The library consists of over 4 GB of 24-bit WAV files on a single DVD, organized into five major folders-Mysterious, Ominous, Ethereal, Sombre, and Experimental. Inside each of those folders is a set of ten subfolders, and inside each of those subfolders is a set of two to five individual sound elements (most have four) plus a demo mix file using them all. In general, the samples are 60 to 90 seconds long. Installation is a simple drag-and-drop affair; just move the sounds onto your hard drive and start using them in your DAW.

The sound quality is impeccably clean and Steve used a lot of imagination in creating the diverse sounds in the library. There are lots of synthesizer pads and textures, as one might expect, but also unusual percussive elements like wind chimes, gran cassa drums (a gran cassa is a large bass drum mounted high for playing with mallets), bowed cymbals, struck metal objects, and more, all processed with lots of echo and reverb to turn them into washy atmospheric elements.

The more atmospheric and static elements are sometimes supplemented with gently rhythmic pulsations and arpeggiations-none are marked with a key or tempo, but programs such as ACID and Live will usually have no difficulty picking out transients and guessing at an accurate tempo, and transposition of these unusual sounds can be accomplished over a pretty wide range before glitching is really audible as such. Some of the elements start and end with silence for easy looping; many don't, starting with a dramatic initial sound, but then have a descent to silence and a repeating "theme" soon after, allowing for loop points to be set later on in the file.

The four-page introductory PDF that comes on the DVD encourages experimentation with mixing elements between the folders; because each subfolder has at least one unpitched file and there's a common tonal center for most if not all of the pitched stuff, elements can easily be swapped around to multiply your options (with tempo adjustment as needed).

As an electronic/experimental musician with three decades' experience in synthesis and sound design, I give Steve props for great work, but I wouldn't slather his sounds all over my own compositions any more than an established guitarist would bring in a studio ringer to cover his parts. That being said, though, I see Stratos as a resource for particular sound elements that might be difficult or impossible for me to create on my own. For example, I don't have the resources to easily obtain and mike up a tam-tam and process the results, so it's nice that I can find a processed tam-tam in Stratos if that's what I really need.

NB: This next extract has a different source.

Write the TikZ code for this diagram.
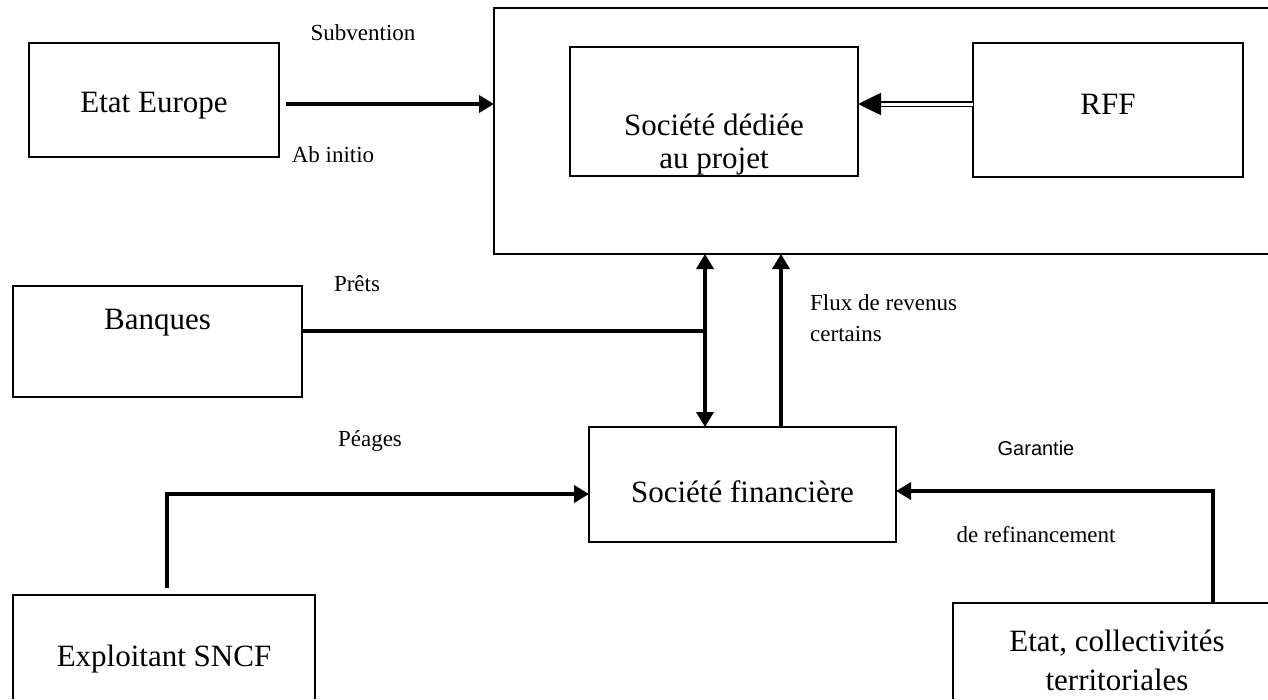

Perhaps more to the point, if you have a relatively conventional set of instruments in your studio, and don't consider yourself much of a synth programmer, and a client asks you for "a little something attention-grabbing and out of the ordinary" to spice up a track... Stratos has "Make me look like a genius in a flash" written all over it. In mere minutes, you can find just the right ominous drone, moody percussive touch, or sprinkling of pixie dust to take a straightforward mix into the realm of the magical, all without having to set up a synth rig or program a virtual instrument.

Perhaps the best way to phrase my conclusion is: If you need Stratos, you'll know it, and when you use it to fill your needs, you'll be pleased with the results.